Effet pervers de cette bataille gagnée : une crise alimentaire du maïs gagne le Cameroun. En effet, la limitation des importations de poulets congelés entraîne une forte augmentation de la production des élevages de poulets locaux qui se nourrissent de cet aliment. Selon l’ACDIC, « de 6 000 tonnes en 2008, le déficit pour la satisfaction de la demande camerounaise de maïs est estimé à 120 000 tonnes pour 2009 ». L’association a mené une enquête sur la gestion des crédits de subvention du « programme national d’appui à la filière maïs » du ministère de l’Agriculture et du Développement rural. L’enquête conclut que « 62% de la subvention accordée à la production de maïs en 2008 ont été détournés. » Le 10 décembre dernier, Bernard Njonga est interpellé avec d’autres manifestants alors qu’ils manifestaient « contre cette mauvaise gouvernance ». Accusé d’ « organisation de manifestation interdite sur la voie publique », Bernard Njonga est convoqué le 28 mars au tribunal. 

Opération « Zéro produit importé au Comice »

Très connu pour son combat en faveur des populations rurales, ce dernier a implémenté la philosophie du «consommons ce que nous produisons » afin de réduire l’importation des produits de premières nécessités afin de favoriser la production locale. Ainsi, en janvier 2011 à Ebolowa au Sud du pays, il lance la campagne « Zéro produit alimentaire importé au comice ». Campagne dont l’objet essentiel sera d’empêcher que ces produits massivement importés et vendus à des prix défiant toute concurrence ne viennent gâcher cette fête que les paysans ont tant attendue.
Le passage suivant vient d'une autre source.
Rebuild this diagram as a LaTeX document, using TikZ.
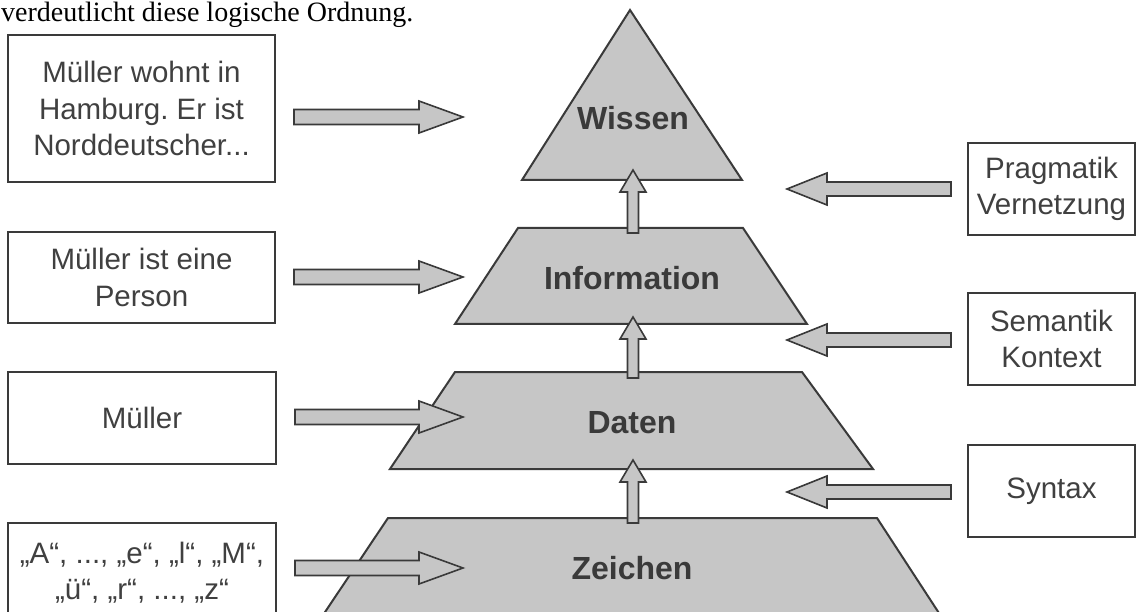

Avec les producteurs locaux Bernard Njonga initie des « Journées nationales de dégustation » des produits locaux, qui se sont déroulées à Yaoundé et à Ebolowa, la ville du comice. Les producteurs jettent ainsi leur dévolu sur le pain et viennoiseries enrichis aux farines locales (patate, maïs, manioc), le riz, les produits laitiers. Des alternatives efficaces aux importations. Ces produits qui ont connu un immense succès public ont également été servis aux populations durant la période du comice, avec le partenariat des producteurs locaux.

Transformer le Cameroun par l’agriculture en 05 ans

En tant qu’acteur politique, Bernard Njonga créa le parti politique dénommé Croire au Cameroun (Crac), dont il fut le président et à partir duquel il ambitionnait briguer la magistrature suprême lors de l’élection de 2018. Élection à laquelle il ne prendra finalement pas part pour des raisons de santé. Mais son offre politique aux combien ambitieuse visait à implémenter « 40 mesures pour faire décoller l’agriculture en 5 ans ». Pour Bernard Njonga, l’agriculture peut faire entrer le Cameroun dans la cour des grands. « Si on regarde les derniers chiffres, on parle de milliers de milliards de francs CFA qu’on dépense pour importer des vivres. Des aliments qu’on pourrait produire localement. Dernièrement, on a accordé 5.000 hectares de terre aux Turcs pour la production du maïs au Cameroun dans l’Adamaoua, alors que les producteurs locaux ne font rien. Les paysans qui manquent de semences sont abandonnés à eux-mêmes. Les producteurs locaux qui ont pour vocation de produire le maïs sont négligés au profit des investisseurs étrangers, ce sont des aberrations qui nous laissent perplexes. Pourquoi ne pas donner la possibilité aux producteurs locaux de travailler sur cet espace? On a les ressources humaines capables de valoriser nos ressources naturelles. Ces décisions politiques vont à l’encontre du chômage des jeunes et de nos producteurs.» confiait-il.